◆ Aim of the task
Copy the listing verbatim, excluding any images found in it.

◆ Source material
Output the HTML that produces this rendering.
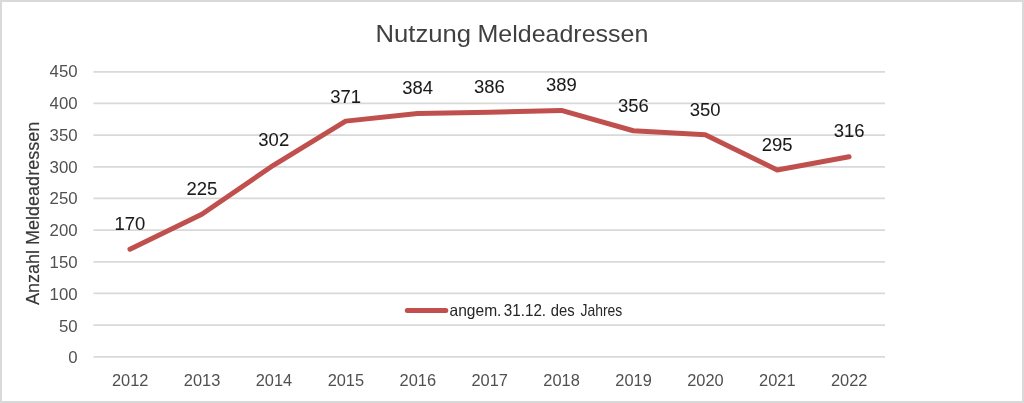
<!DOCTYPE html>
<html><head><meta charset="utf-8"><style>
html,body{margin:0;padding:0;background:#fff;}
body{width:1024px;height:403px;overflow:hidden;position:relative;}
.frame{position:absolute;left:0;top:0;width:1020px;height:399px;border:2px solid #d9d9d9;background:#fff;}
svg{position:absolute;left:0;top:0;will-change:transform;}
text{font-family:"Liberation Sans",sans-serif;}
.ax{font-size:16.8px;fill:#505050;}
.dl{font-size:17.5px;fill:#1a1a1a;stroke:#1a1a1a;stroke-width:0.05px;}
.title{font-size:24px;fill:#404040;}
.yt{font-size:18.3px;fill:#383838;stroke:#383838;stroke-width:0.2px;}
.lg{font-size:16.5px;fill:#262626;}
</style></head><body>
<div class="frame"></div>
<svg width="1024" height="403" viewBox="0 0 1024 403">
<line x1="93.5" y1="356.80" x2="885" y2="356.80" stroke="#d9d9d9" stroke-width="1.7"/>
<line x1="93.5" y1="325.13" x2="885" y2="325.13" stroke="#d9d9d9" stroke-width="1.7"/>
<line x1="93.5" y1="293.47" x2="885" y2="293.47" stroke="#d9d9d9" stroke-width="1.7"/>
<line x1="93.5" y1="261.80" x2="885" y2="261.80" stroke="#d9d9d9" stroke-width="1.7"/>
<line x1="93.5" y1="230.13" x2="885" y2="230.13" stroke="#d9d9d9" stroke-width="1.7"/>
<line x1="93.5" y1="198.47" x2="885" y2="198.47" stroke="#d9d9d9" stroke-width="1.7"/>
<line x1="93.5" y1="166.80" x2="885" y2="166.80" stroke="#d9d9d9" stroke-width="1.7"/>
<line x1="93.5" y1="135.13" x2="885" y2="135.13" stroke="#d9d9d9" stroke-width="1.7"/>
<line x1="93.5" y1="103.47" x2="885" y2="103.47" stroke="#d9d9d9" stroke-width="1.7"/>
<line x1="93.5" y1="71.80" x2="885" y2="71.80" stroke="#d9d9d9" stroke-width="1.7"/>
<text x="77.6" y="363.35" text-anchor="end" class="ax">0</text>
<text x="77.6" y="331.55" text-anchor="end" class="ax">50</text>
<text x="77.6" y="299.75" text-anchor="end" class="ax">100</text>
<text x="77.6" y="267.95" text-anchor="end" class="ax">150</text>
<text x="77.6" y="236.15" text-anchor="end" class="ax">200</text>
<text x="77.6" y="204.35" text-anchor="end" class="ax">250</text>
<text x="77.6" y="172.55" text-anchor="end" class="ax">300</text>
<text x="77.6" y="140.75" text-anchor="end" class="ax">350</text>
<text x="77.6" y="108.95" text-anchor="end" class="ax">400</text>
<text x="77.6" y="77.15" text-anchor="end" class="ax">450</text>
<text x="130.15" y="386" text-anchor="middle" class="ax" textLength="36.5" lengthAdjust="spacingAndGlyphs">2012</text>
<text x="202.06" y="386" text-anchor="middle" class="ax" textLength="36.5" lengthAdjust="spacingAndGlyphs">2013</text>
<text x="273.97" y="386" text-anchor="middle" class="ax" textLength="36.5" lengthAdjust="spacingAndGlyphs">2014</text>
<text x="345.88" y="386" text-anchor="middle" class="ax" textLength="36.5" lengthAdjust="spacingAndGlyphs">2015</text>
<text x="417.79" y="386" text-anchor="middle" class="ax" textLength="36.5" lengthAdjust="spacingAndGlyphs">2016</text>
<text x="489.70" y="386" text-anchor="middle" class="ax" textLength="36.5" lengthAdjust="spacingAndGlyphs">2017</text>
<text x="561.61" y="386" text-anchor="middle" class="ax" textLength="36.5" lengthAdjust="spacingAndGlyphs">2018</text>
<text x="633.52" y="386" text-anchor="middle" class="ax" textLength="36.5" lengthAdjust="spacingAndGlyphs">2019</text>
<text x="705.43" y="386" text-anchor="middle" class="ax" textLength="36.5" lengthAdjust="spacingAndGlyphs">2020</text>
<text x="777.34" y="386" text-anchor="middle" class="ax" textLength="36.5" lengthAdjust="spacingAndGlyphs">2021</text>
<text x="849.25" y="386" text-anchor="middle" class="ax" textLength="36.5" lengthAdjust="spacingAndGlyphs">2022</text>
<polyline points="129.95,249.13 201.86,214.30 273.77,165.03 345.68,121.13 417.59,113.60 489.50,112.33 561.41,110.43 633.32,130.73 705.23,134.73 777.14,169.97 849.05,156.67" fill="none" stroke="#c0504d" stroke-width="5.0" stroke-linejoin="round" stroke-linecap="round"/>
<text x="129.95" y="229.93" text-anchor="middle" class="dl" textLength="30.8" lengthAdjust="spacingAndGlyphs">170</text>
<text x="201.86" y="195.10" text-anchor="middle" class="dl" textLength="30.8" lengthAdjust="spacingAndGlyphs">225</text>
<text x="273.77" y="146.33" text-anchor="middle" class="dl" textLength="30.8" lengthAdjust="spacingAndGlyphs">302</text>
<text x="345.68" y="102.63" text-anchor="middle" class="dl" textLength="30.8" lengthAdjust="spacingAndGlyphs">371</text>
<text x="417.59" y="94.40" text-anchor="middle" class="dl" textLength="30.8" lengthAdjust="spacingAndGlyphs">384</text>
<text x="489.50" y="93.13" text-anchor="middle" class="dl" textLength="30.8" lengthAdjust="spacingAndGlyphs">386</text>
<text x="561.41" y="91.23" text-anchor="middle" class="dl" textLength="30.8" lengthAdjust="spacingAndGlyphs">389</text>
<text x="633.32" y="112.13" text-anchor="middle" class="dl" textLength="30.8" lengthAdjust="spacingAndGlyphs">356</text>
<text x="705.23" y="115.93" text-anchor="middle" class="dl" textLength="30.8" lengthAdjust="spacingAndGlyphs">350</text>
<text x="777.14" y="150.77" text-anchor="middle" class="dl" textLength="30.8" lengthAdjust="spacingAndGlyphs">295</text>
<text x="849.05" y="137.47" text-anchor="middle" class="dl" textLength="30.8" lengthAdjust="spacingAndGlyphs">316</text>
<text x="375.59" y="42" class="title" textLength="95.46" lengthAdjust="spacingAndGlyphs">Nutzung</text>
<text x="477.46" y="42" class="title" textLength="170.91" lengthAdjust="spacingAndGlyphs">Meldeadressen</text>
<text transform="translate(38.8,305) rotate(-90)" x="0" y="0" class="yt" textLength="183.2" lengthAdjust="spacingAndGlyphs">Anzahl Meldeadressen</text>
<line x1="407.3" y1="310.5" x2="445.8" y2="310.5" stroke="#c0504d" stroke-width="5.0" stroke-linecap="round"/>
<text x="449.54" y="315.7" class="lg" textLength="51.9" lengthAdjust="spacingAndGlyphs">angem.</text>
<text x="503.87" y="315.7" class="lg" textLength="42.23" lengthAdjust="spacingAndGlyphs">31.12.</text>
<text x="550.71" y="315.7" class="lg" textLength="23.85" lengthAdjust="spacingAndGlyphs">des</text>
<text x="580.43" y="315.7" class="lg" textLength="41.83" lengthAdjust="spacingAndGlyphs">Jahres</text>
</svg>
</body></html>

◆ Result of the task
Output the HTML that produces this rendering.
<!DOCTYPE html>
<html><head><meta charset="utf-8"><style>
html,body{margin:0;padding:0;background:#fff;}
body{width:1024px;height:403px;overflow:hidden;position:relative;}
.frame{position:absolute;left:0;top:0;width:1020px;height:399px;border:2px solid #d9d9d9;background:#fff;}
svg{position:absolute;left:0;top:0;will-change:transform;}
text{font-family:"Liberation Sans",sans-serif;}
.ax{font-size:16.8px;fill:#505050;}
.dl{font-size:17.5px;fill:#1a1a1a;stroke:#1a1a1a;stroke-width:0.05px;}
.title{font-size:24px;fill:#404040;}
.yt{font-size:18.3px;fill:#383838;stroke:#383838;stroke-width:0.2px;}
.lg{font-size:16.5px;fill:#262626;}
</style></head><body>
<div class="frame"></div>
<svg width="1024" height="403" viewBox="0 0 1024 403">
<line x1="93.5" y1="356.80" x2="885" y2="356.80" stroke="#d9d9d9" stroke-width="1.7"/>
<line x1="93.5" y1="325.13" x2="885" y2="325.13" stroke="#d9d9d9" stroke-width="1.7"/>
<line x1="93.5" y1="293.47" x2="885" y2="293.47" stroke="#d9d9d9" stroke-width="1.7"/>
<line x1="93.5" y1="261.80" x2="885" y2="261.80" stroke="#d9d9d9" stroke-width="1.7"/>
<line x1="93.5" y1="230.13" x2="885" y2="230.13" stroke="#d9d9d9" stroke-width="1.7"/>
<line x1="93.5" y1="198.47" x2="885" y2="198.47" stroke="#d9d9d9" stroke-width="1.7"/>
<line x1="93.5" y1="166.80" x2="885" y2="166.80" stroke="#d9d9d9" stroke-width="1.7"/>
<line x1="93.5" y1="135.13" x2="885" y2="135.13" stroke="#d9d9d9" stroke-width="1.7"/>
<line x1="93.5" y1="103.47" x2="885" y2="103.47" stroke="#d9d9d9" stroke-width="1.7"/>
<line x1="93.5" y1="71.80" x2="885" y2="71.80" stroke="#d9d9d9" stroke-width="1.7"/>
<text x="77.6" y="363.35" text-anchor="end" class="ax">0</text>
<text x="77.6" y="331.55" text-anchor="end" class="ax">50</text>
<text x="77.6" y="299.75" text-anchor="end" class="ax">100</text>
<text x="77.6" y="267.95" text-anchor="end" class="ax">150</text>
<text x="77.6" y="236.15" text-anchor="end" class="ax">200</text>
<text x="77.6" y="204.35" text-anchor="end" class="ax">250</text>
<text x="77.6" y="172.55" text-anchor="end" class="ax">300</text>
<text x="77.6" y="140.75" text-anchor="end" class="ax">350</text>
<text x="77.6" y="108.95" text-anchor="end" class="ax">400</text>
<text x="77.6" y="77.15" text-anchor="end" class="ax">450</text>
<text x="130.15" y="386" text-anchor="middle" class="ax" textLength="36.5" lengthAdjust="spacingAndGlyphs">2012</text>
<text x="202.06" y="386" text-anchor="middle" class="ax" textLength="36.5" lengthAdjust="spacingAndGlyphs">2013</text>
<text x="273.97" y="386" text-anchor="middle" class="ax" textLength="36.5" lengthAdjust="spacingAndGlyphs">2014</text>
<text x="345.88" y="386" text-anchor="middle" class="ax" textLength="36.5" lengthAdjust="spacingAndGlyphs">2015</text>
<text x="417.79" y="386" text-anchor="middle" class="ax" textLength="36.5" lengthAdjust="spacingAndGlyphs">2016</text>
<text x="489.70" y="386" text-anchor="middle" class="ax" textLength="36.5" lengthAdjust="spacingAndGlyphs">2017</text>
<text x="561.61" y="386" text-anchor="middle" class="ax" textLength="36.5" lengthAdjust="spacingAndGlyphs">2018</text>
<text x="633.52" y="386" text-anchor="middle" class="ax" textLength="36.5" lengthAdjust="spacingAndGlyphs">2019</text>
<text x="705.43" y="386" text-anchor="middle" class="ax" textLength="36.5" lengthAdjust="spacingAndGlyphs">2020</text>
<text x="777.34" y="386" text-anchor="middle" class="ax" textLength="36.5" lengthAdjust="spacingAndGlyphs">2021</text>
<text x="849.25" y="386" text-anchor="middle" class="ax" textLength="36.5" lengthAdjust="spacingAndGlyphs">2022</text>
<polyline points="129.95,249.13 201.86,214.30 273.77,165.03 345.68,121.13 417.59,113.60 489.50,112.33 561.41,110.43 633.32,130.73 705.23,134.73 777.14,169.97 849.05,156.67" fill="none" stroke="#c0504d" stroke-width="5.0" stroke-linejoin="round" stroke-linecap="round"/>
<text x="129.95" y="229.93" text-anchor="middle" class="dl" textLength="30.8" lengthAdjust="spacingAndGlyphs">170</text>
<text x="201.86" y="195.10" text-anchor="middle" class="dl" textLength="30.8" lengthAdjust="spacingAndGlyphs">225</text>
<text x="273.77" y="146.33" text-anchor="middle" class="dl" textLength="30.8" lengthAdjust="spacingAndGlyphs">302</text>
<text x="345.68" y="102.63" text-anchor="middle" class="dl" textLength="30.8" lengthAdjust="spacingAndGlyphs">371</text>
<text x="417.59" y="94.40" text-anchor="middle" class="dl" textLength="30.8" lengthAdjust="spacingAndGlyphs">384</text>
<text x="489.50" y="93.13" text-anchor="middle" class="dl" textLength="30.8" lengthAdjust="spacingAndGlyphs">386</text>
<text x="561.41" y="91.23" text-anchor="middle" class="dl" textLength="30.8" lengthAdjust="spacingAndGlyphs">389</text>
<text x="633.32" y="112.13" text-anchor="middle" class="dl" textLength="30.8" lengthAdjust="spacingAndGlyphs">356</text>
<text x="705.23" y="115.93" text-anchor="middle" class="dl" textLength="30.8" lengthAdjust="spacingAndGlyphs">350</text>
<text x="777.14" y="150.77" text-anchor="middle" class="dl" textLength="30.8" lengthAdjust="spacingAndGlyphs">295</text>
<text x="849.05" y="137.47" text-anchor="middle" class="dl" textLength="30.8" lengthAdjust="spacingAndGlyphs">316</text>
<text x="375.59" y="42" class="title" textLength="95.46" lengthAdjust="spacingAndGlyphs">Nutzung</text>
<text x="477.46" y="42" class="title" textLength="170.91" lengthAdjust="spacingAndGlyphs">Meldeadressen</text>
<text transform="translate(38.8,305) rotate(-90)" x="0" y="0" class="yt" textLength="183.2" lengthAdjust="spacingAndGlyphs">Anzahl Meldeadressen</text>
<line x1="407.3" y1="310.5" x2="445.8" y2="310.5" stroke="#c0504d" stroke-width="5.0" stroke-linecap="round"/>
<text x="449.54" y="315.7" class="lg" textLength="51.9" lengthAdjust="spacingAndGlyphs">angem.</text>
<text x="503.87" y="315.7" class="lg" textLength="42.23" lengthAdjust="spacingAndGlyphs">31.12.</text>
<text x="550.71" y="315.7" class="lg" textLength="23.85" lengthAdjust="spacingAndGlyphs">des</text>
<text x="580.43" y="315.7" class="lg" textLength="41.83" lengthAdjust="spacingAndGlyphs">Jahres</text>
</svg>
</body></html>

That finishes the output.